Two of China's major tech companies—Tencent Holdings and Alibaba Group Holdings—are pursuing the technology despite the government's statements denouncing the NFT market's value.
Securities Times broke the story first in China, acting as a spokesperson for the Chinese Communist Party Outlet People's Daily. The South Morning China Post then reported the story.
A statement made in the remarks claims that "it is common sense that NFT transactions are prone to bubbles," and that most buyers of NFT with a financial motive mainly consider the value of the asset rather than how the piece looks.

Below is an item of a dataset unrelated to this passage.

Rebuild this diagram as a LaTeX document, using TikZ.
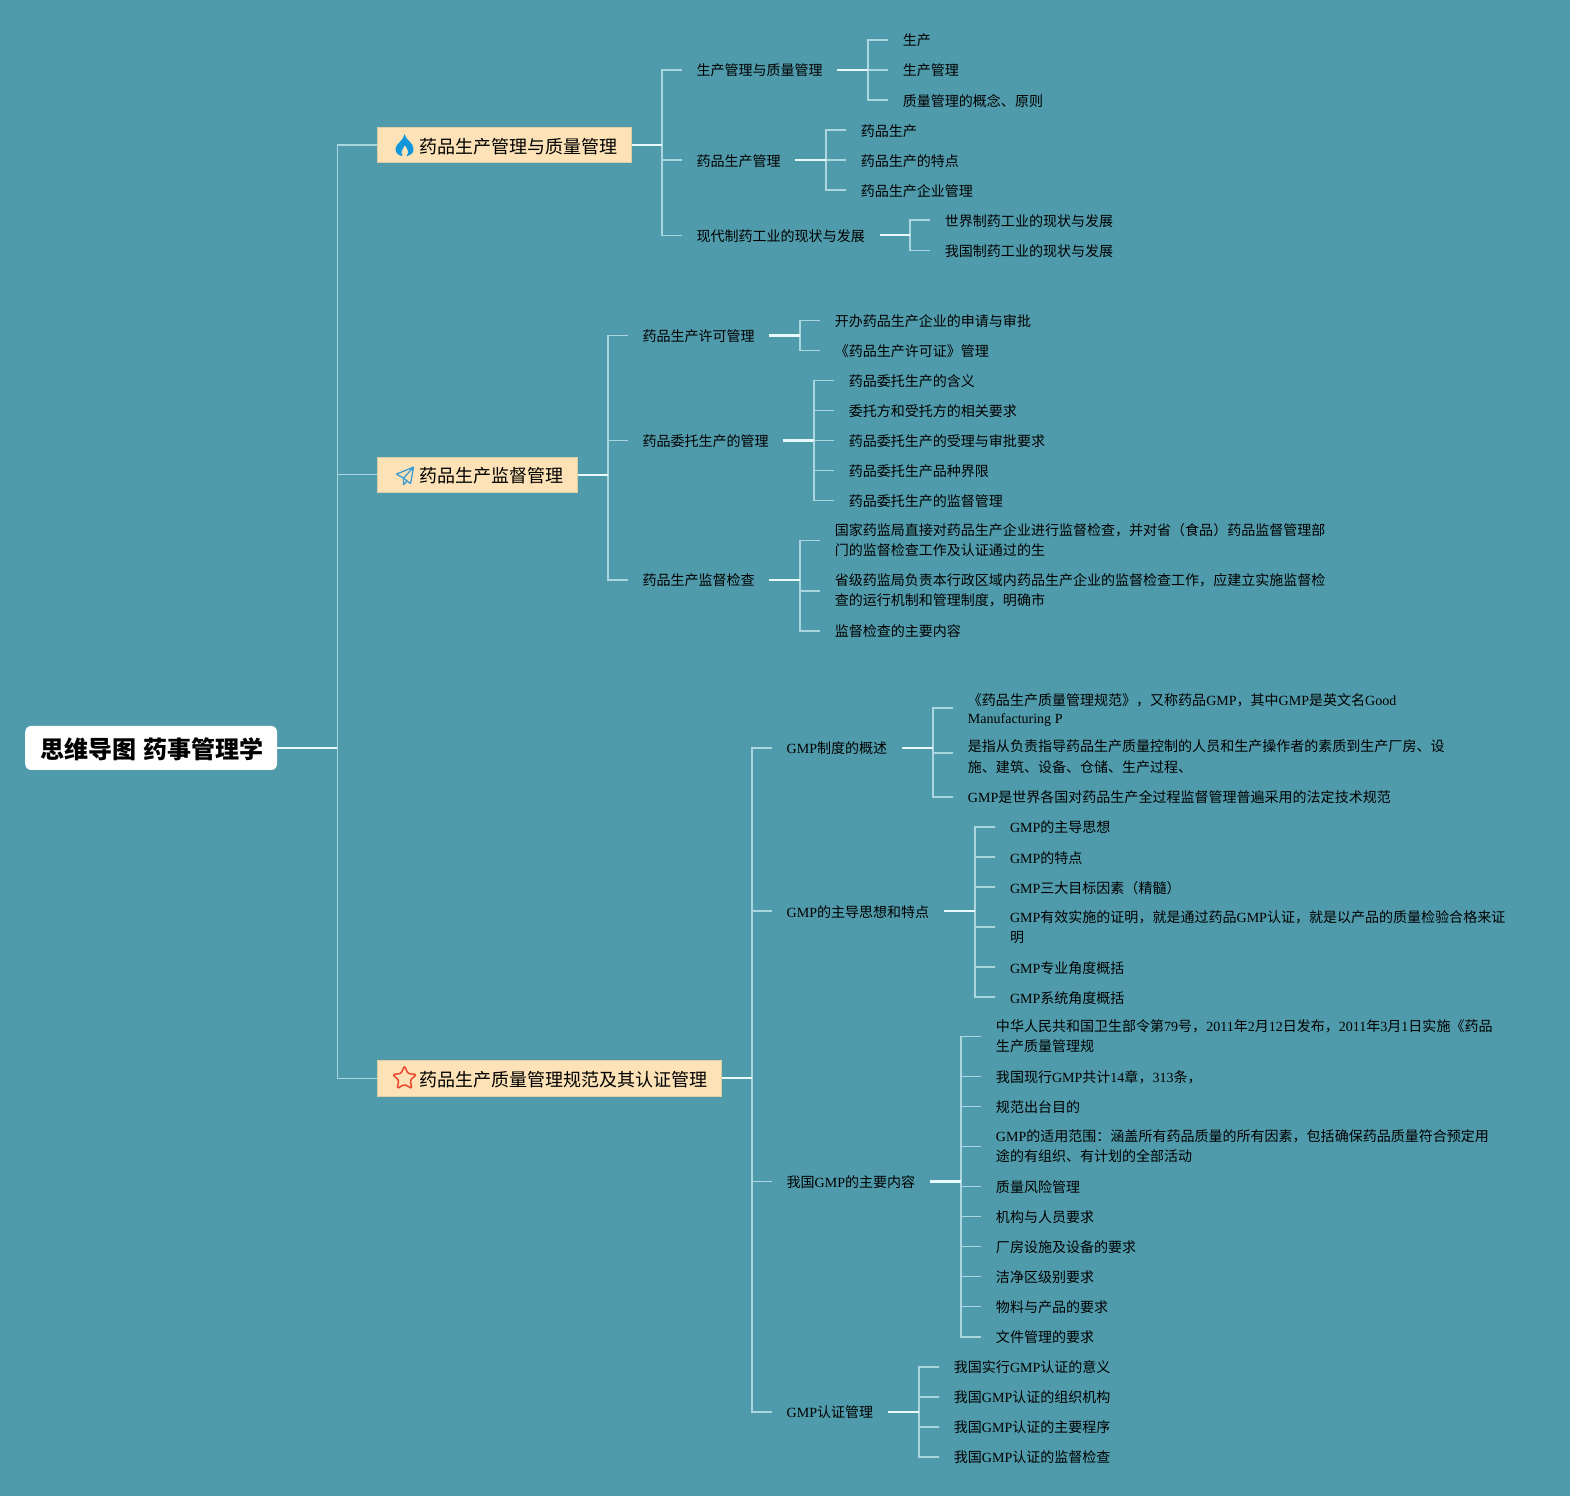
\documentclass[tikz,border=0pt]{standalone}
\usepackage{fontspec}
\usepackage{xcolor}
\setmainfont{Noto Sans CJK SC}
\newfontfamily\latfont{Liberation Serif}
\newcommand{\lat}[1]{{\latfont #1}}
\newcommand{\propup}[2]{\leavevmode\vrule height #1pt depth #2pt width 0pt\relax}
\usetikzlibrary{positioning, shapes.geometric, calc}
\definecolor{cBack}{HTML}{509BAB}
\definecolor{cTopic}{HTML}{FCE2B6}
\definecolor{cTopicB}{HTML}{DCCDA4}
\definecolor{cLink}{HTML}{ABD6E0}
\definecolor{cLinkB}{HTML}{E9FAFC}
\definecolor{cFlame}{HTML}{1296DB}
\definecolor{cPlane}{HTML}{3C9BD0}
\definecolor{cStar}{HTML}{E8482F}
\tikzset{
  rootbox/.style={anchor=west, fill=white, rounded corners=6pt, minimum height=44pt, inner xsep=15pt, inner ysep=0pt,
    font=\fontsize{24}{28}\selectfont\bfseries, execute at begin node={\propup{23}{0.8}}},
  topic/.style={anchor=west, fill=cTopic, draw=cTopicB, line width=0.8pt, minimum height=35pt, inner xsep=14pt, inner ysep=0pt,
    text=black, font=\fontsize{18}{22}\selectfont, execute at begin node={\propup{18}{0.3}}},
  leaf/.style={anchor=west, inner xsep=14.5pt, inner ysep=0pt, align=left, text=black, font=\fontsize{14}{20}\selectfont,
    execute at begin node={\propup{13.6}{1.8}}, execute at end node={\propup{13.6}{1.8}}},
  link/.style={draw=cLink, line width=1.6pt},
  linkmain/.style={draw=cLinkB, line width=2.2pt}
}

\begin{document}
\begin{tikzpicture}[x=1pt, y=-1pt]
  \fill[cBack] (0,0) rectangle (1568,1494);
  \useasboundingbox (0,0) rectangle (1568,1494);

  % root and topics
  \node[rootbox] (root) at (25,747) {思维导图 \hspace{2pt}药事管理学\hspace*{-2pt}};
  \node[topic] (prod) at (377,145) {\hspace*{27.5pt}药品生产管理与质量管理};
  \node[topic] (superv) at (377,474) {\hspace*{27.5pt}药品生产监督管理};
  \node[topic] (gmp) at (377,1077) {\hspace*{27.5pt}药品生产质量管理规范及其认证管理};
  \foreach \nm in {prod, superv, gmp}{
    \draw[link] (337,747) |- (\nm.west);
  }
  \draw[linkmain] (root.east) -- (337,747);

  % icons
  \fill[cFlame] (404,134) .. controls (405,140) and (413,142) .. (413,149)
    .. controls (413,153) and (410,155) .. (406,156)
    .. controls (409,152) and (407,148) .. (404,145)
    .. controls (403,149) and (399,151) .. (402,156)
    .. controls (398,155) and (395,153) .. (395,149)
    .. controls (395,143) and (403,141) .. (404,134) -- cycle;
  \draw[cPlane, line width=1.3pt, line join=round]
    (413,466.5) -- (396,473.5) -- (403,477.5) -- (413,466.5) -- (410,483) -- (403,477.5) -- (403,484) -- (406,481);
  \node[star, star points=5, star point ratio=2.1, draw=cStar, line width=1.5pt, minimum size=25pt, inner sep=0pt, rounded corners=1.5pt] (staricon) at (404,1077) {};

  % first topic
  \foreach \nm/\ypos/\txt in {p1/70/生产管理与质量管理, p2/160/药品生产管理, p3/235/现代制药工业的现状与发展}{
    \node[leaf] (\nm) at (681,\ypos) {\txt};
    \draw[link] (661,145) |- (\nm.west);
  }
  \draw[linkmain] (prod.east) -- (661,145);

  \foreach \nm/\ypos/\txt in {p11/40/生产, p12/70/生产管理, p13/100/质量管理的概念、原则}{
    \node[leaf] (\nm) at (887,\ypos) {\txt};
    \draw[link] (867,70) |- (\nm.west);
  }
  \draw[linkmain] (p1.east) -- (867,70);

  \foreach \nm/\ypos/\txt in {p21/130/药品生产, p22/160/药品生产的特点, p23/190/药品生产企业管理}{
    \node[leaf] (\nm) at (845,\ypos) {\txt};
    \draw[link] (825,160) |- (\nm.west);
  }
  \draw[linkmain] (p2.east) -- (825,160);

  \foreach \nm/\ypos/\txt in {p31/220/世界制药工业的现状与发展, p32/250/我国制药工业的现状与发展}{
    \node[leaf] (\nm) at (929,\ypos) {\txt};
    \draw[link] (909,235) |- (\nm.west);
  }
  \draw[linkmain] (p3.east) -- (909,235);

  % second topic
  \foreach \nm/\ypos/\txt in {s1/335/药品生产许可管理, s2/440/药品委托生产的管理, s3/579/药品生产监督检查}{
    \node[leaf] (\nm) at (627,\ypos) {\txt};
    \draw[link] (607,474) |- (\nm.west);
  }
  \draw[linkmain] (superv.east) -- (607,474);

  \foreach \nm/\ypos/\txt in {s11/320/开办药品生产企业的申请与审批, s12/350/《药品生产许可证》管理}{
    \node[leaf] (\nm) at (819,\ypos) {\txt};
    \draw[link] (799,335) |- (\nm.west);
  }
  \draw[linkmain] (s1.east) -- (799,335);

  \foreach \nm/\ypos/\txt in {s21/380/药品委托生产的含义, s22/410/委托方和受托方的相关要求, s23/440/药品委托生产的受理与审批要求,
      s24/470/药品委托生产品种界限, s25/500/药品委托生产的监督管理}{
    \node[leaf] (\nm) at (833,\ypos) {\txt};
    \draw[link] (813,440) |- (\nm.west);
  }
  \draw[linkmain] (s2.east) -- (813,440);

  \foreach \nm/\ypos/\txt in {s31/540/{国家药监局直接对药品生产企业进行监督检查，并对省（食品）药品监督管理部\\门的监督检查工作及认证通过的生},
      s32/590/{省级药监局负责本行政区域内药品生产企业的监督检查工作，应建立实施监督检\\查的运行机制和管理制度，明确市},
      s33/630/监督检查的主要内容}{
    \node[leaf] (\nm) at (819,\ypos) {\txt};
    \draw[link] (799,579) |- (\nm.west);
  }
  \draw[linkmain] (s3.east) -- (799,579);

  % third topic
  \foreach \nm/\ypos/\txt in {g1/747/\lat{GMP}制度的概述, g2/910/\lat{GMP}的主导思想和特点, g3/1180/我国\lat{GMP}的主要内容, g4/1410/\lat{GMP}认证管理}{
    \node[leaf] (\nm) at (771,\ypos) {\txt};
    \draw[link] (751,1077) |- (\nm.west);
  }
  \draw[linkmain] (gmp.east) -- (751,1077);

  % these texts sit a little below their elbows
  \foreach \nm/\ypos/\off/\txt in {g11/709/2pt/{《药品生产质量管理规范》，又称药品\lat{GMP}，其中\lat{GMP}是英文名\lat{Good}\\[-2pt]\lat{Manufacturing P}},
      g12/756/4pt/{是指从负责指导药品生产质量控制的人员和生产操作者的素质到生产厂房、设\\施、建筑、设备、仓储、生产过程、},
      g13/796/0pt/\lat{GMP}是世界各国对药品生产全过程监督管理普遍采用的法定技术规范}{
    \node[leaf] (\nm) at (952,\ypos) {\txt};
    \draw[link] (932,747) |- ([yshift=\off]\nm.west);
  }
  \draw[linkmain] (g1.east) -- (932,747);

  \foreach \nm/\ypos/\txt in {g21/826/\lat{GMP}的主导思想, g22/856/\lat{GMP}的特点, g23/886/\lat{GMP}三大目标因素（精髓）,
      g24/926/{\lat{GMP}有效实施的证明，就是通过药品\lat{GMP}认证，就是以产品的质量检验合格来证\\明},
      g25/966/\lat{GMP}专业角度概括, g26/996/\lat{GMP}系统角度概括}{
    \node[leaf] (\nm) at (994,\ypos) {\txt};
    \draw[link] (974,910) |- (\nm.west);
  }
  \draw[linkmain] (g2.east) -- (974,910);

  \foreach \nm/\ypos/\txt in {g31/1035/{中华人民共和国卫生部令第\lat{79}号，\lat{2011}年\lat{2}月\lat{12}日发布，\lat{2011}年\lat{3}月\lat{1}日实施《药品\\生产质量管理规},
      g32/1075/我国现行\lat{GMP}共计\lat{14}章，\lat{313}条，, g33/1105/规范出台目的,
      g34/1145/{\lat{GMP}的适用范围：涵盖所有药品质量的所有因素，包括确保药品质量符合预定用\\途的有组织、有计划的全部活动},
      g35/1185/质量风险管理, g36/1215/机构与人员要求, g37/1245/厂房设施及设备的要求,
      g38/1275/洁净区级别要求, g39/1305/物料与产品的要求, g310/1335/文件管理的要求}{
    \node[leaf] (\nm) at (980,\ypos) {\txt};
    \draw[link] (960,1180) |- (\nm.west);
  }
  \draw[linkmain] (g3.east) -- (960,1180);

  \foreach \nm/\ypos/\txt in {g41/1365/我国实行\lat{GMP}认证的意义, g42/1395/我国\lat{GMP}认证的组织机构, g43/1425/我国\lat{GMP}认证的主要程序, g44/1455/我国\lat{GMP}认证的监督检查}{
    \node[leaf] (\nm) at (938,\ypos) {\txt};
    \draw[link] (918,1410) |- (\nm.west);
  }
  \draw[linkmain] (g4.east) -- (918,1410);
\end{tikzpicture}
\end{document}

Wang Junhui, a staff reporter for the South Morning China Post, writes:
“Inevitably, these strange NFTs will lose value once the frenzied market enthusiasm wanes and the hype dies down.”
As People's Daily reported in its publication from June, the NFT market "may cause chaos, while decentralization may raise security concerns."

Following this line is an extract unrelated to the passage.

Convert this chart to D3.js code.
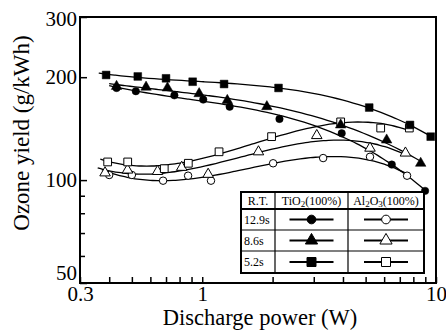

China views the crypto market as a potential threat to its financial stability. ICOs and exchanges were outlawed in 2017 after the law prohibited banks from facilitating bitcoin transactions since 2013.

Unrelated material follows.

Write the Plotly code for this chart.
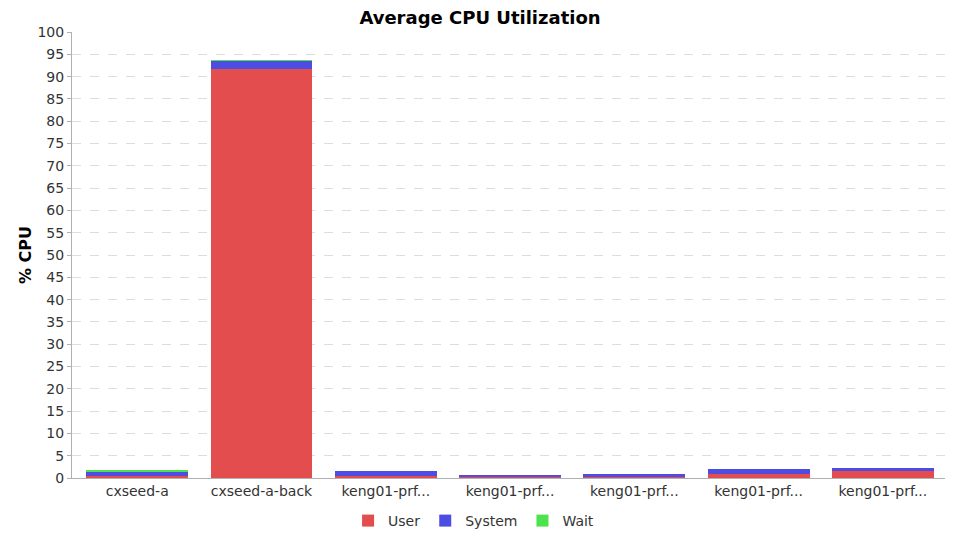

A committee under the State Council, led by Vice-Premier Liu He, announced in May this year that bitcoin mining and trading are being further discouraged.
Although China's two largest tech companies have not made significant progress with NFT-focused R&D projects, both Tencent Holdings and Alibaba Group Holdings have now actively participated in this area.
Huanhe, Tencent's trading platform for NFT assets, launched last month with the goal of integrating NFT assets into QQ Music, the company's streaming music service.
Alipay, Alibaba's wallet application, recently listed two NFT images for sale.
Even so, Chinese proponents of NFTs are still restricted in their marketing activities. In China, transactions are conducted exclusively in Renminbi, the official currency. Moreover, NFTs cannot be resold once they have been purchased because this would be against the nation's financial law.